When we entered that long, narrow eatery, which opened in mid-June where the upscale sandwich outpost Bowich had been, it wasn’t much better. We three were the only customers, and something about twilight and the eatery’s largely unadorned white and blond wood walls made Clover seem especially under-populated.
That was a shame. Not because we were lonely in that 40-seat space, but because chef/co-owner West de Castro’s food deserved to be ordered and enjoyed.
De Castro, who in May left her sous-chef position at ZenKitchen to open Clover, puts out what she calls “simple, humble food,” in line, I suppose, with the dining room’s stylish minimalism and hard, wooden, schoolhouse chairs.
But her assessment might be too modest, given, for example, the spot-on seasoning and cooking of the bison flank steak that I tried, or the well-crafted, intriguing polenta cake that was a likable oddball on one of de Castro’s desserts.
True, Clover does not serve flashy, trendy food. But most of what I’ve tasted during my dinner and lunch visits has been tasty and smile-inducing as well as straightforward, cleanly conceived and fairly priced.
Here, no main course at dinner topped $23. Some of those main portions were on the smaller side, but more important are de Castro’s attention to details and quality regarding what’s on her plates.
Locavores will high-five over Clover’s reliance on local producers such as Juniper Organic Farms, Mariposa Farms, Beking’s Poultry Farm, Apiary 613 and Whalesbone fish supply. Also, four Ottawa-area craft brews and five Ontario wines are on Clover’s menu.
From de Castro’s concise and thoughtful menu (which she tells me will see much gradual turnover as fall arrives), I’ve tried two fine soups. A smooth pea-and-fennel potage was perked by a slick of fennel oil, and my favourite, a rich and varied chowder that balanced sweet charred corn, potatoes, caramelized pearl onions and chunks of bacon.

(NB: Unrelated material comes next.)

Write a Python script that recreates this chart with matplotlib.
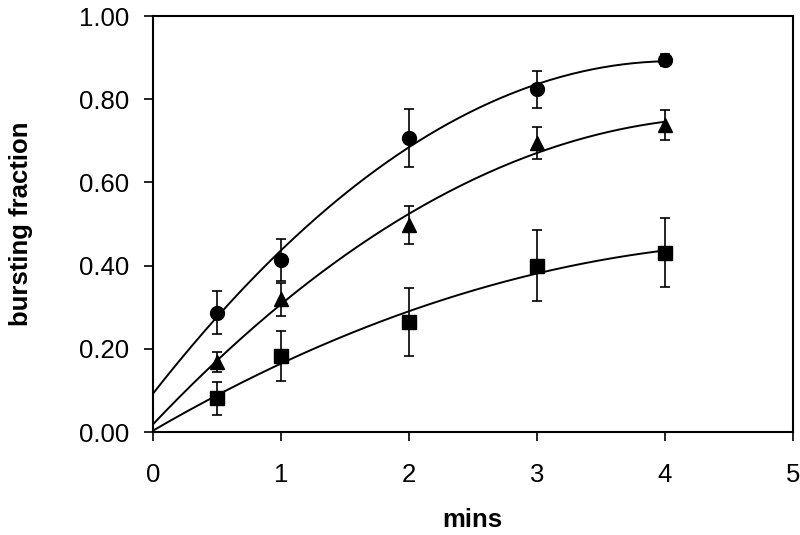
import matplotlib
matplotlib.use("Agg")
import matplotlib.pyplot as plt
import numpy as np

plt.rcParams['font.family'] = ['Liberation Sans', 'DejaVu Sans']

mins = [0.5, 1, 2, 3, 4]

circle_y = [0.287, 0.413, 0.706, 0.824, 0.894]
circle_err = [0.052, 0.05, 0.07, 0.044, 0.015]

triangle_y = [0.169, 0.319, 0.498, 0.695, 0.738]
triangle_err = [0.024, 0.04, 0.046, 0.038, 0.035]

square_y = [0.081, 0.183, 0.265, 0.400, 0.431]
square_err = [0.04, 0.06, 0.082, 0.085, 0.083]

fig = plt.figure(figsize=(8, 5.35), dpi=100)
ax = fig.add_axes([0.191, 0.1925, 0.8, 0.7775])

xfit = np.linspace(0, 4, 200)
series = [(circle_y, circle_err, 'o', 10),
          (triangle_y, triangle_err, '^', 10),
          (square_y, square_err, 's', 9.5)]
for ys, errs, mk, ms in series:
    # second order polynomial fit through the points
    coef = np.polyfit(mins, ys, 2)
    ax.plot(xfit, np.polyval(coef, xfit), color='black', lw=1.4)
    ax.errorbar(mins, ys, yerr=errs, fmt=mk, color='black', ms=ms,
                ecolor='black', elinewidth=1.2, capsize=3.9, capthick=1.2)

ax.set_xlim(0, 5)
ax.set_ylim(0, 1)
ax.set_xticks(range(6))
ax.set_yticks(np.arange(0, 1.01, 0.2))
ax.set_yticklabels([f"{v:.2f}" for v in np.arange(0, 1.01, 0.2)])
ax.tick_params(direction='out', length=6.2, width=1.2, labelsize=18.5)
ax.tick_params(axis='y', pad=11)
ax.tick_params(axis='x', pad=16)
for s in ax.spines.values():
    s.set_linewidth(1.5)

ax.set_xlabel("mins", fontsize=18.5, fontweight='bold', labelpad=15)
ax.set_ylabel("bursting fraction", fontsize=18.5, fontweight='bold', labelpad=33)

fig.savefig("out.png", dpi=100)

At lunch, a grilled romaine salad did less for me. Its Caesar-style dressing could have been brighter and punchier and slices of plain grilled bread underwhelmed. Maybe I’d left it on the plate too long before trying it because I was so focused on chowder.
Three of four main courses were the kind of memorable, well-composed plates that merit return visits. That bison steak hit it out of the park, not only because of its meat, but thanks as well to a slab of sumptuous cornbread topped with a melting compound butter of garlic, parsley and oregano.

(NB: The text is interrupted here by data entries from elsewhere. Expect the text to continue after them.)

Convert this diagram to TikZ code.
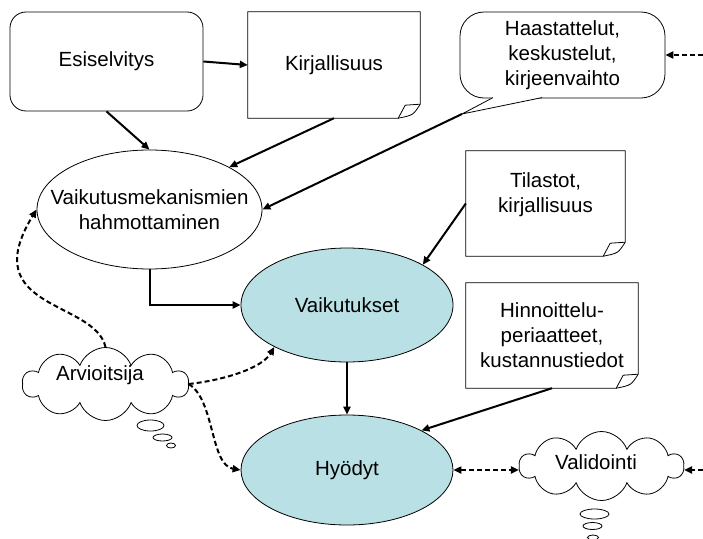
\documentclass[tikz,border=0pt]{standalone}
\usepackage{fontspec}
\setmainfont{Liberation Sans}
\usetikzlibrary{arrows.meta,shapes.geometric,shapes.symbols}
\definecolor{effectblue}{RGB}{185,224,228}

% outline of a sheet with a curled lower right corner
\newcommand\sheetoutline[1]{%
  \draw[shapeline] (#1.north west) -- (#1.north east) -- ([yshift=14pt]#1.south east)
    .. controls ([xshift=-7pt,yshift=3pt]#1.south east) .. ([xshift=-22pt]#1.south east)
    -- (#1.south west) -- cycle;
  \draw[shapeline] ([xshift=-22pt]#1.south east) -- ([xshift=-15pt,yshift=13pt]#1.south east)
    -- ([yshift=14pt]#1.south east);
}

\tikzset{
  shapeline/.style={draw=black,line width=0.8pt},
  lbl/.style={font=\fontsize{20.5}{25}\selectfont,align=center},
  roundbox/.style={shapeline,rounded corners=16pt,lbl,minimum width=193pt,minimum height=99pt},
  sheet/.style={lbl,inner sep=0pt},
  oval/.style={ellipse,shapeline,lbl,inner sep=0pt},
  thought/.style={cloud,shapeline,cloud puffs=10,cloud puff arc=140,aspect=2.3,
    cloud ignores aspect,inner sep=0pt},
  bubble/.style={ellipse,shapeline,inner sep=0pt},
  flow/.style={line width=2pt,-{Triangle[length=8pt,width=7pt]}},
  dflow/.style={flow,dash pattern=on 5pt off 3pt},
  ddflow/.style={line width=2pt,dash pattern=on 5pt off 3pt,
    {Triangle[length=8pt,width=7pt]}-{Triangle[length=8pt,width=7pt]}},
}

\begin{document}
\begin{tikzpicture}[x=1pt,y=-1pt]
\useasboundingbox[fill=white] (0,0) rectangle (703,538);

% sources
\node[roundbox] (esi) at (106.5,61.5) {Esiselvitys};
\node[sheet,minimum width=172pt,minimum height=106pt] (kir) at (334,65) {\raisebox{3pt}{Kirjallisuus}};
\sheetoutline{kir}

% speech bubble with its tail
\node[shapeline,rounded corners=24pt,lbl,minimum width=205pt,minimum height=86pt,inner sep=0pt]
  (haast) at (562.5,55) {Haastattelut,\\keskustelut,\\kirjeenvaihto};
\coordinate (haasttip) at (462,114);
\fill[white] (493,97.2) -- (haasttip) -- (542,97.2) -- cycle;
\draw[shapeline] (493,97.6) -- (haasttip) -- (542,97.6);

\node[sheet,minimum width=159pt,minimum height=105pt] (til) at (545.5,203.5) {Tilastot,\\kirjallisuus\\[-3pt]};
\sheetoutline{til}
\node[sheet,minimum width=172pt,minimum height=105pt] (hin) at (552,335.5) {Hinnoittelu-\\periaatteet,\\kustannustiedot};
\sheetoutline{hin}

% central chain
\node[oval,fill=white,minimum width=225pt,minimum height=119pt,
  label={[lbl]center:Vaikutusmekanismien\\hahmottaminen}] (vm) at (149.5,209.5) {};
\node[oval,fill=effectblue,minimum width=212pt,minimum height=114pt] (vaik) at (347,305) {Vaikutukset};
\node[oval,fill=effectblue,minimum width=212pt,minimum height=110pt] (hyo) at (347,470) {Hyödyt};

% thought clouds
\node[thought,minimum width=166pt,minimum height=73pt] (arv) at (105.5,384) {};
\node[lbl] (arvtxt) at (100,375) {Arvioitsija};
\node[bubble,minimum width=27pt,minimum height=11pt] (arvb1) at (150.5,425.5) {};
\node[bubble,minimum width=19pt,minimum height=7pt] (arvb2) at (162.5,437.5) {};
\node[bubble,minimum width=9pt,minimum height=5pt] (arvb3) at (171,445.5) {};

\node[thought,minimum width=164pt,minimum height=69pt] (val) at (601.5,466) {};
\node[lbl] (valtxt) at (596,462) {Validointi};
\node[bubble,minimum width=29pt,minimum height=10pt] (valb1) at (594.5,514) {};
\node[bubble,minimum width=19pt,minimum height=7pt] (valb2) at (592.5,526) {};
\node[bubble,minimum width=11pt,minimum height=5pt] (valb3) at (593,537.5) {};

% solid connectors
\draw[flow] (esi.east) -- (kir.west);
\draw[flow] (esi.south) -- (vm.north);
\draw[flow] (kir.south) -- (vm.28);
\draw[flow] (haasttip) -- (vm.east);
\draw[flow] (vm.south) |- (vaik.west);
\draw[flow] (til.west) -- (vaik.28);
\draw[flow] (vaik.south) -- (hyo.north);
\draw[flow] (hin.south) -- (hyo.28);

% dashed connectors
\coordinate (haastin) at (703,55);
\coordinate (valin) at (703,470);
\draw[dflow] (haastin) -- (haast.east);
\draw[dflow] (valin) -- (valin -| val.east);
\draw[ddflow] (hyo.east) -- (hyo.east -| val.west);
\draw[dflow] (arv.north) .. controls (95,300) and (-25,310) .. (vm.west);
\draw[dflow] (arv.east) .. controls (225,380) and (262,368) .. (vaik.210);
\draw[dflow] (arv.east) .. controls (215,400) and (210,465) .. (hyo.west);
\end{tikzpicture}
\end{document}
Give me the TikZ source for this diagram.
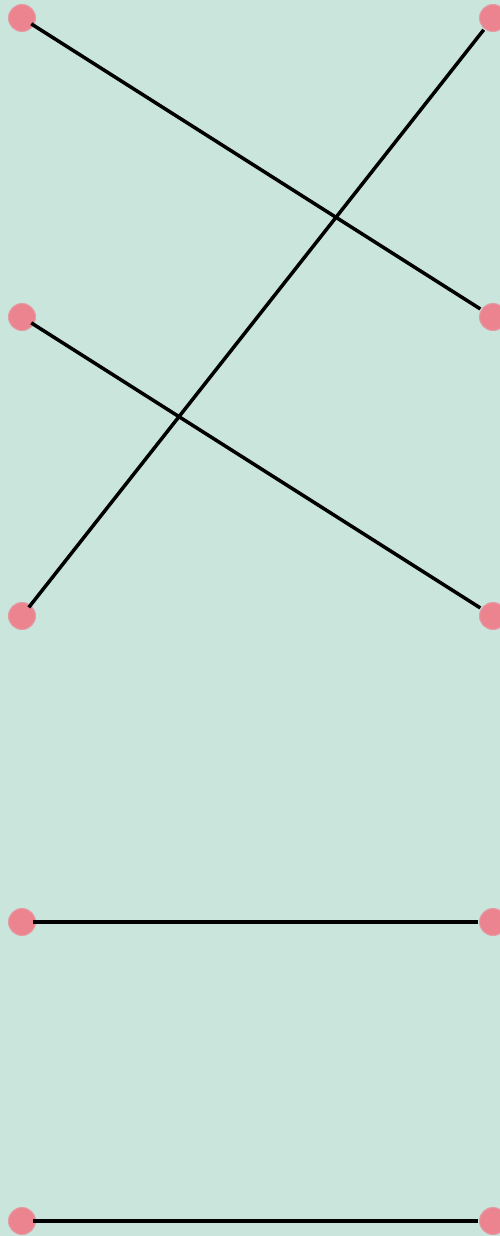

Chicken adobo — a thigh and drumstick braised to be winningly tender in that distinctly Filipino mix of vinegar, soy sauce and garlic — was a bowl of savoury, exotic comfort, supported not just by confit fingerling potatoes and kale, but by the crisp cracker of chicken skin that flew like a flag atop the meat.
At lunch, smelts were pleasantly salted, clean-tasting and texturally perfect, while the mound of salad beneath them was thick with slices of cucumber, vibrant tomatoes, the hit of black olives and dabs of basil aioli.
Bucatini, a pasta akin to a thicker, more interesting spaghetti, was sparely adorned with a red sauce flecked with sausage and bread crumbs. De Castro told me during a phone interview that this dish was intended as a “safe” dish for customers daunted by smelts and the like. I thought it could have been more bold and meaty.
Of three desserts, I’ve tried a pleasing muddle of chocolate cake, peanut butter mousse and raspberries.
It met expectations, but was topped by de Castro’s “Fugazi,” a precise, surprising little plate of seared polenta, discs of banana drizzled with caramel and a scattering of maple granola.
Like the similarly commendable Rex near Little Italy, Clover follows a lunch-centric business model, opening noon-hour eaters most days of the week, but serving dinner only on Fridays and Saturdays. But de Castro’s food is certainly good enough to make you want to eat it more often than that.